The new coronavirus, 2019-nCoV, is a new strain that hasn’t been previously identified in humans.
Coronavirus attacks the respiratory system, causing pneumonia-like lung lesions.
It first emerged about a month ago and is thought to have jumped from bats to humans, via a possible but unknown animal, in the Chinese city of Wuhan.
One of the best ways to protect yourself from catching 2019-nCoV is to be aware of the symptoms.
Here, we take you through the early warning signs to be aware of, how to protect yourself and when to get medical help…
What are the early warning signs?
According to the NHS and the World Health Organisation (WHO), early symptoms of coronavirus infection usually include:
- A runny nose
- A cough and/or sore throat
- A high temperature
- Feeling tired
- Difficulty breathing
These symptoms are similar to other respiratory illnesses such as the flu and the common cold.
However, this new strain is said to more likely to trigger a cough and fever, experts have noted.
And they warn the condition can progress and victims can develop severe complications.
These include pneumonia and swelling in the lungs, which can make it hard for the lungs to pass oxygen into the bloodstream – leading to organ failure and death.
Severe pneumonia can kill people by causing them to “drown” in the fluid flooding their lungs.
How quickly do symptoms come on?
The virus is transmitted between people in droplets from coughing and sneezing and touching or shaking hands.
Symptoms are thought to appear between two and ten days after contracting the virus.
When should I seek help?
If you have travelled to Wuhan or Hubei Province in China (or another significantly affected area) in the last 14 days, or have been in close contact with someone who has and feel unwell, call NHS 111 for advice now.
Public Health England defines close contact as being within two meters of someone for 15 minutes or more or sharing a room for a prolonged period.
HIGH ALERT: Chief Medical Officer confirms two cases of coronavirus in the UK
Announcing the two cases in the UK, Chris Whitty, Chief Medical Officer, said: “We can confirm that two patients in England, who are members of the same family, have tested positive for coronavirus.
“The patients are receiving specialist NHS care, and we are using tried and tested infection control procedures to prevent further spread of the virus.
“The NHS is extremely well-prepared and used to managing infections and we are already working rapidly to identify any contacts the patients had, to prevent further spread.

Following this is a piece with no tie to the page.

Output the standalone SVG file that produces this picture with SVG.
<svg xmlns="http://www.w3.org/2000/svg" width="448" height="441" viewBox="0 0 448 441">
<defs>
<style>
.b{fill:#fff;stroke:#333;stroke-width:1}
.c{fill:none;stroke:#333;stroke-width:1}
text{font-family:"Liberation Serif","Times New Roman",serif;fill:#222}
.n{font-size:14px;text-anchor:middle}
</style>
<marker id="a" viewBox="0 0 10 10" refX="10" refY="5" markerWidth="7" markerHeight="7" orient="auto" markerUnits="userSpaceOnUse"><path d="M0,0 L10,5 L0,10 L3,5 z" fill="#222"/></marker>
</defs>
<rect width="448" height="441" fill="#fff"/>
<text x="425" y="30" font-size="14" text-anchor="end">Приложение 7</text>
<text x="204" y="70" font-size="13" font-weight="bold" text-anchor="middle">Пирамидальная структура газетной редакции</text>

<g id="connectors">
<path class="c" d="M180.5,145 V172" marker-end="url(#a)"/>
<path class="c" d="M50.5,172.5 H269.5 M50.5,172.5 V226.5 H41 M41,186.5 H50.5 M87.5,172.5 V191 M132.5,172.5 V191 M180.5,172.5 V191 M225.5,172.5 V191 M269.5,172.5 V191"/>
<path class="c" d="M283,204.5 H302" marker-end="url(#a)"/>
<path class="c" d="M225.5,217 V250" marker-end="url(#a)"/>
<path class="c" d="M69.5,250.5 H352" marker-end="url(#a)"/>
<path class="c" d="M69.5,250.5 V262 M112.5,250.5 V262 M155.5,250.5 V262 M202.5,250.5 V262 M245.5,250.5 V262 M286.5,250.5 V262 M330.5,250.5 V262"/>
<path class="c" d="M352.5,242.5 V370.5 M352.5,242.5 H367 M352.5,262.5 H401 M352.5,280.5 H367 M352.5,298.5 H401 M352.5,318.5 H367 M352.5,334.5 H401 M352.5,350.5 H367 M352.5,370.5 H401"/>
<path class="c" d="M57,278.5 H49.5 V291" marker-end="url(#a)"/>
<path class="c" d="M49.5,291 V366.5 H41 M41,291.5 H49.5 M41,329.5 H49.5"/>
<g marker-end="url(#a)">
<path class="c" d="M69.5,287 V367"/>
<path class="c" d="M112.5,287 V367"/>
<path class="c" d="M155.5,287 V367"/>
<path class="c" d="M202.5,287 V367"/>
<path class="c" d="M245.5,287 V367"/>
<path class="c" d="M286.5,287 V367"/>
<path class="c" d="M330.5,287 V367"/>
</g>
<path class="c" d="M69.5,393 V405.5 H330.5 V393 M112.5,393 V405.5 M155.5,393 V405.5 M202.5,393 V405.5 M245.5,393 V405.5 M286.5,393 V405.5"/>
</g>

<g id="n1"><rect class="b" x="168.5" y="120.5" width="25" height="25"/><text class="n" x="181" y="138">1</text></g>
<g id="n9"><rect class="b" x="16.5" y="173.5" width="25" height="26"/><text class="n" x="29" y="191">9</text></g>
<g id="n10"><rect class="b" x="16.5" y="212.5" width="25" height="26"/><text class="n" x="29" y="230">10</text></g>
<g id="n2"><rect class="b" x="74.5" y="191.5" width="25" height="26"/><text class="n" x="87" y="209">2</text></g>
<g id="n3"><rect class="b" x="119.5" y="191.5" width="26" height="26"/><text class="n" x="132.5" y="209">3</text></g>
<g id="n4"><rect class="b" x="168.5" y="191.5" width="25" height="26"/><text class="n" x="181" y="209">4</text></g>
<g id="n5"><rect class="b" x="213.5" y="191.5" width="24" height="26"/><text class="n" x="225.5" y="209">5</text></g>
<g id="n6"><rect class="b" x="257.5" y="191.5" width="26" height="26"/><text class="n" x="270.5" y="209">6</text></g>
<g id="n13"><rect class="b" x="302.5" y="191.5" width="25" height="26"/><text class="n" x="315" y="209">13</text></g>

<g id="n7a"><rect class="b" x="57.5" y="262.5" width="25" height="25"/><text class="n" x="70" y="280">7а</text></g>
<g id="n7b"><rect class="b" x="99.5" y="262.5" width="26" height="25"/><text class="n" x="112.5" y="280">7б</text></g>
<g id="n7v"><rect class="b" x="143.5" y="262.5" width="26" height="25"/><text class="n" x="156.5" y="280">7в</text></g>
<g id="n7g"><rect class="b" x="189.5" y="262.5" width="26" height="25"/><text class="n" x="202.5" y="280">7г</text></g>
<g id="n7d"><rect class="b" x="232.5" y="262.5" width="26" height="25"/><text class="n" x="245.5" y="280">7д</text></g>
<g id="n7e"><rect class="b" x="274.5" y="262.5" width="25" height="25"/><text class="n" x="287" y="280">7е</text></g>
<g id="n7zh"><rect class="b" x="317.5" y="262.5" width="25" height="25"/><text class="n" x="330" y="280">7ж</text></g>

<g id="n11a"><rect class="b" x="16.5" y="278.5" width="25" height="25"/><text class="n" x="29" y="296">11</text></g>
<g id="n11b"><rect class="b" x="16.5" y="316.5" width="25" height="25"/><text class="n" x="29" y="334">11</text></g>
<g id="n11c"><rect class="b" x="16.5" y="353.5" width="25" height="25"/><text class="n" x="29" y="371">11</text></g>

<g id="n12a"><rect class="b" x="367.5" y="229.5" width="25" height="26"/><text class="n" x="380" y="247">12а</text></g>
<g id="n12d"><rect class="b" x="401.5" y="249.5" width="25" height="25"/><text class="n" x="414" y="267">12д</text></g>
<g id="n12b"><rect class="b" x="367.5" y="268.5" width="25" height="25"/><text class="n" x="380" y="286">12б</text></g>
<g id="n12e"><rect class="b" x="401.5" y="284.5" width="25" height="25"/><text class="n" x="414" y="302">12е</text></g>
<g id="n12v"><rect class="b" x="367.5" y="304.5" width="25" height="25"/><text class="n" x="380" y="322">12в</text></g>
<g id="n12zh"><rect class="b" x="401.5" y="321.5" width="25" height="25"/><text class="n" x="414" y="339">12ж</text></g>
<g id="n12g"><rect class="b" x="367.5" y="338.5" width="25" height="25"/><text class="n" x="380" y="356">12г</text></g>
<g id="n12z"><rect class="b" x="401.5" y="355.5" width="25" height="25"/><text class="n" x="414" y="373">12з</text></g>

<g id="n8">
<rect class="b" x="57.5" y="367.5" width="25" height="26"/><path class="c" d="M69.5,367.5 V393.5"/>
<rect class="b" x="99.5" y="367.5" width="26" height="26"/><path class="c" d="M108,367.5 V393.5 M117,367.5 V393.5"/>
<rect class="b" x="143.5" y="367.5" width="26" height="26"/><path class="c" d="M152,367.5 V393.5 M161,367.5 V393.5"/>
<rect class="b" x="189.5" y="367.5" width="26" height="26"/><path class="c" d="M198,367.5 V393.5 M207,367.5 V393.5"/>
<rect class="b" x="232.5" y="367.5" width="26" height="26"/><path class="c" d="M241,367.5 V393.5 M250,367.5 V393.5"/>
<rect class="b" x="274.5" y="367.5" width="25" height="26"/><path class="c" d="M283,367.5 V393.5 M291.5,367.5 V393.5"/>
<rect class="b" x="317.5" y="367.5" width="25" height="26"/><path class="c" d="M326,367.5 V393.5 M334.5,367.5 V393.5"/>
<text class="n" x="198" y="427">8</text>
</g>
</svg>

“We have been preparing for UK cases of novel coronavirus and we have robust infection control measures in place to respond immediately.

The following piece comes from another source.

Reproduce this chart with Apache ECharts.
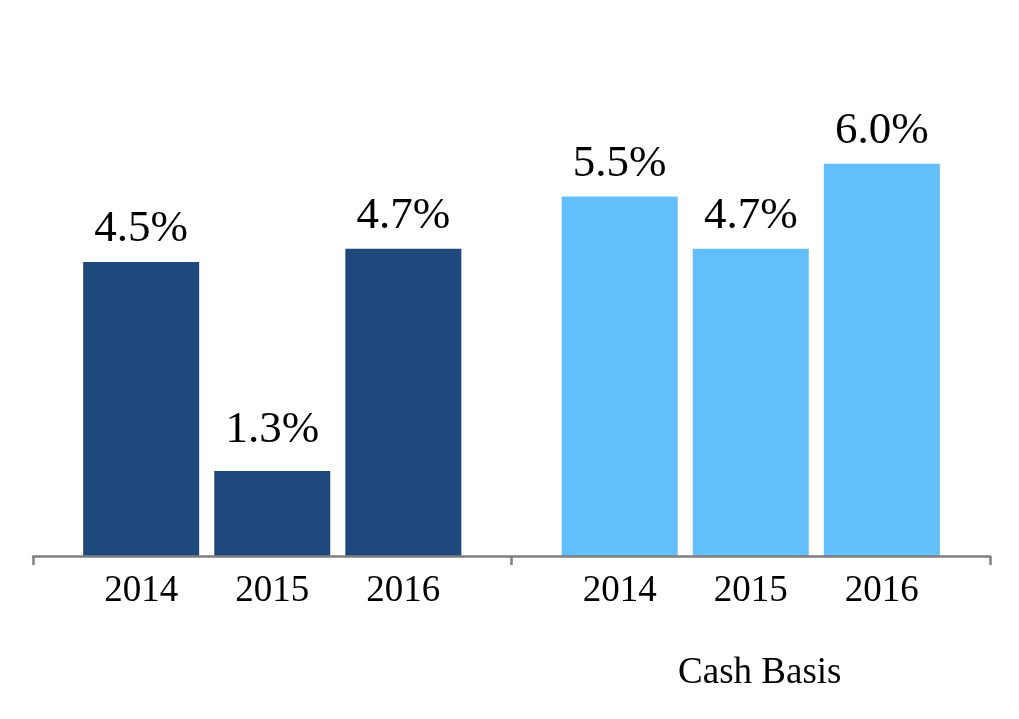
<!DOCTYPE html>
<html>
<head>
<meta charset="utf-8">
<script src="https://cdn.jsdelivr.net/npm/echarts@6/dist/echarts.min.js"></script>
<style>
html,body{margin:0;padding:0;background:#fff;}
#main{width:1019px;height:719px;}
</style>
</head>
<body>
<div id="main"></div>
<script>
const categories = ['', 'Cash Basis'];
const years = ['2014', '2015', '2016'];
const leftValues = [4.5, 1.3, 4.7];
const cashValues = [5.5, 4.7, 6.0];
const groupColors = ['#1f497d', '#63befc'];

const FONT = '"Liberation Serif", "Times New Roman", serif';
const chart = echarts.init(document.getElementById('main'));

const barCommon = {
  type: 'bar',
  barWidth: 116,
  barGap: '13%'
};

const series = [];
years.forEach((y, i) => {
  const data = [leftValues[i], cashValues[i]].map((v, j) => {
    const item = { value: v };
    if (j === 0 && i === 1) item.label = { distance: 18 };
    return item;
  });
  series.push(Object.assign({}, barCommon, {
    name: y,
    xAxisIndex: 0,
    data: data,
    itemStyle: { color: p => groupColors[p.dataIndex] },
    label: {
      show: true,
      position: 'top',
      distance: 10,
      fontFamily: FONT,
      fontSize: 45,
      color: '#000',
      formatter: p => p.value.toFixed(1) + '%'
    },
    z: 2
  }));
});
years.forEach((y, i) => {
  series.push(Object.assign({}, barCommon, {
    name: y + ' label',
    xAxisIndex: 1,
    data: [leftValues[i], cashValues[i]],
    itemStyle: { color: 'rgba(0,0,0,0)' },
    label: {
      show: true,
      position: 'bottom',
      distance: 17,
      fontFamily: FONT,
      fontSize: 37,
      color: '#000',
      formatter: () => y
    },
    silent: true,
    z: 1
  }));
});

chart.setOption({
  animation: false,
  grid: { left: 33, right: 29, top: 98.5, bottom: 163 },
  xAxis: [
    {
      type: 'category',
      data: categories,
      z: 5,
      axisLine: { show: true, lineStyle: { color: '#7f7f7f', width: 2.5 } },
      axisTick: { show: true, length: 9, lineStyle: { color: '#7f7f7f', width: 2.5 } },
      axisLabel: { margin: 99, padding: [0, 0, 0, 18], fontFamily: FONT, fontSize: 37, color: '#000' }
    },
    {
      type: 'category',
      data: categories,
      show: false
    }
  ],
  yAxis: { type: 'value', min: 0, max: 7, show: false, splitLine: { show: false } },
  series: series
});
</script>
</body>
</html>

“We are continuing to work closely with the World Health Organization and the international community as the outbreak in China develops to ensure we are ready for all eventualities.”
The NHS urges people to stay indoors and avoid contact with other people as, if you have the virus, you risk spreading it to others.

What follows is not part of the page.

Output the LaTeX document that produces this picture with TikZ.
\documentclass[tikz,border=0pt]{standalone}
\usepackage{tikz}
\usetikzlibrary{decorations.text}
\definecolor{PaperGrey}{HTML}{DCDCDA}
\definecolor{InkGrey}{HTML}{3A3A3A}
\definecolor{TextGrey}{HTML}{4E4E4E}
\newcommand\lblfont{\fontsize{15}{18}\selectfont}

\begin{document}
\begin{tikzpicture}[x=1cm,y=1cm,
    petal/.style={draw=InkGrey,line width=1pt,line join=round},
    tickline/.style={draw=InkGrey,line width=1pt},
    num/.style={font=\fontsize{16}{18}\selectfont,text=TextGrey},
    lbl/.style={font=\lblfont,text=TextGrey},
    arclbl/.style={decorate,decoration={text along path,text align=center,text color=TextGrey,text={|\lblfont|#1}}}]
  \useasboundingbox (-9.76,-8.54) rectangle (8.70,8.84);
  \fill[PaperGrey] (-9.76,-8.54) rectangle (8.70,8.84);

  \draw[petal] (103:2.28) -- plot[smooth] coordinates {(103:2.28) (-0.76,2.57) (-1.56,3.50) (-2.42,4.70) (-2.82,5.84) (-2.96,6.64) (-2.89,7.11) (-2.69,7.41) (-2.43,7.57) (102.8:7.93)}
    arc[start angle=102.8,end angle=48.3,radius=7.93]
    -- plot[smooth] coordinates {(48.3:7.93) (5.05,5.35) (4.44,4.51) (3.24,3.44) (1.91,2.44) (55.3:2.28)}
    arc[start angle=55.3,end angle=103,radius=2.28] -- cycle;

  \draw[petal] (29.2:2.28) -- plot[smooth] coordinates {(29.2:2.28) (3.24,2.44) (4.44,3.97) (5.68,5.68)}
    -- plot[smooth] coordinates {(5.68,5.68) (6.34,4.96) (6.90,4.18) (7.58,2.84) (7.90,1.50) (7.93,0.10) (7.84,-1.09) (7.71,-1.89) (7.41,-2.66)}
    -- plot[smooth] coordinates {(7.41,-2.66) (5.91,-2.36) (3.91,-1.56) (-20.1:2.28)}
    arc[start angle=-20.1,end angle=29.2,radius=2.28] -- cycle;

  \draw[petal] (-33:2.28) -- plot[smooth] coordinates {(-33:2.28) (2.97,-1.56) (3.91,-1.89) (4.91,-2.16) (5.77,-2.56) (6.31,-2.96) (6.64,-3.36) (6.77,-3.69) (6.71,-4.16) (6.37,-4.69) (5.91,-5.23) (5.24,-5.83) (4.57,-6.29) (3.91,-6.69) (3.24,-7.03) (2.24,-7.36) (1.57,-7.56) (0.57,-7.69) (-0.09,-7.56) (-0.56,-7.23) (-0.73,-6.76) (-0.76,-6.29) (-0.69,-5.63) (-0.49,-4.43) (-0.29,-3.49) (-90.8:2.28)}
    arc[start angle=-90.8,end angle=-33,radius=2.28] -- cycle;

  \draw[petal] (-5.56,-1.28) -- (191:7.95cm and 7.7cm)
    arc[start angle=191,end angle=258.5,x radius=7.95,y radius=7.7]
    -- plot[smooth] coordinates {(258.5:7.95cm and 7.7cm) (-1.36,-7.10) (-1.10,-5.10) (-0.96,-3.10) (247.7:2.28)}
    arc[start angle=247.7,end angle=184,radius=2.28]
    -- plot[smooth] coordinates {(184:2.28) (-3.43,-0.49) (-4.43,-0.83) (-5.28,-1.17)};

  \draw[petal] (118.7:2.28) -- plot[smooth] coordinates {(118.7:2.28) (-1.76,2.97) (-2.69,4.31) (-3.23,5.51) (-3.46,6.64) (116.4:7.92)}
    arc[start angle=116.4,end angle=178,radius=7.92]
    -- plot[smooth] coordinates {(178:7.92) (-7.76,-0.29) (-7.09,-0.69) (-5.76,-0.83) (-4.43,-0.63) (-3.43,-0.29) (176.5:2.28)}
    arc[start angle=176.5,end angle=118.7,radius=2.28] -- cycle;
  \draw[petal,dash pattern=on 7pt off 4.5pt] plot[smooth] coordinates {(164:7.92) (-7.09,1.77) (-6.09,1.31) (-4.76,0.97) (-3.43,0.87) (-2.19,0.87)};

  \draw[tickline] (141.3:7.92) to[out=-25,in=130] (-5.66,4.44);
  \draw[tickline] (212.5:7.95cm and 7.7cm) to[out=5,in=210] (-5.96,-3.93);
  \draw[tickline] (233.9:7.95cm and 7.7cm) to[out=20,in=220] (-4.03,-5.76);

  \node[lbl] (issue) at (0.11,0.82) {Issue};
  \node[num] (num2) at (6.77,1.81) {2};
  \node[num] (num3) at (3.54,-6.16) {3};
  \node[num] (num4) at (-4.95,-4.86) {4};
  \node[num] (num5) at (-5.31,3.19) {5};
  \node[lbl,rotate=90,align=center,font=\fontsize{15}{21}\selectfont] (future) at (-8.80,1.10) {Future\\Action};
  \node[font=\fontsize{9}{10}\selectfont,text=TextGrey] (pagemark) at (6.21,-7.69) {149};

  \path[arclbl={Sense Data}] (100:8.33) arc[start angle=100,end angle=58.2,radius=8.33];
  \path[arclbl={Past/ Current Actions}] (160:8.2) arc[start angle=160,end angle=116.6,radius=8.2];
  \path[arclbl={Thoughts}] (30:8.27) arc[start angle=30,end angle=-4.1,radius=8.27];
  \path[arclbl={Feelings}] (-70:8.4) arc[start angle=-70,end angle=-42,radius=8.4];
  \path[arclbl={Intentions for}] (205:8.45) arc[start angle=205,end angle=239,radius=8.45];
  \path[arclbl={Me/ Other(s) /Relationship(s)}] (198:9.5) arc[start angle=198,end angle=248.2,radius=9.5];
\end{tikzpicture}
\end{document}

Health experts are urging people not to go straight to your doctors’ surgery, over fears people will spread the bug there too – but do seek medical help by calling NHS 111.
If you get a cough, a high temperature, or you feel short of breath, continue to follow this advice.
Do not leave your house without getting advice from a doctor.
How can I protect myself?
The best way to prevent catching any form of coronavirus is to practice good hygiene, according to the Center for Disease Control and Prevention.
It says that in order to reduce your risk of infection, you should:
- Wash your hands often with soap and water, for at least 20 seconds
- Do not touch your eyes, nose or mouth with unwashed hands
- Avoid close contact with people who are sick
If you have cold-like symptoms, you can help protect others by staying home when you are sick and avoiding contact with others.
You should also cover your mouth and nose with a tissue when you cough and sneeze then throw it away and wash your hands.
Cleaning and disinfecting objects and surfaces which you may have touched is also important.
Dr Daniel Atkinson, clinical lead at Treated.com, said: “Hygiene is incredibly important to ward off any viruses.
“Make sure to wash your hands thoroughly – for at least 20 seconds – and cover your mouth and nose when you cough or sneeze.
“If you can, avoid contact with sick people and avoid shaking hands with anyone displaying flu-like symptoms.”
Currently there is no vaccine to protect people against the virus.
Other experts around the world are also looking into producing a vaccination.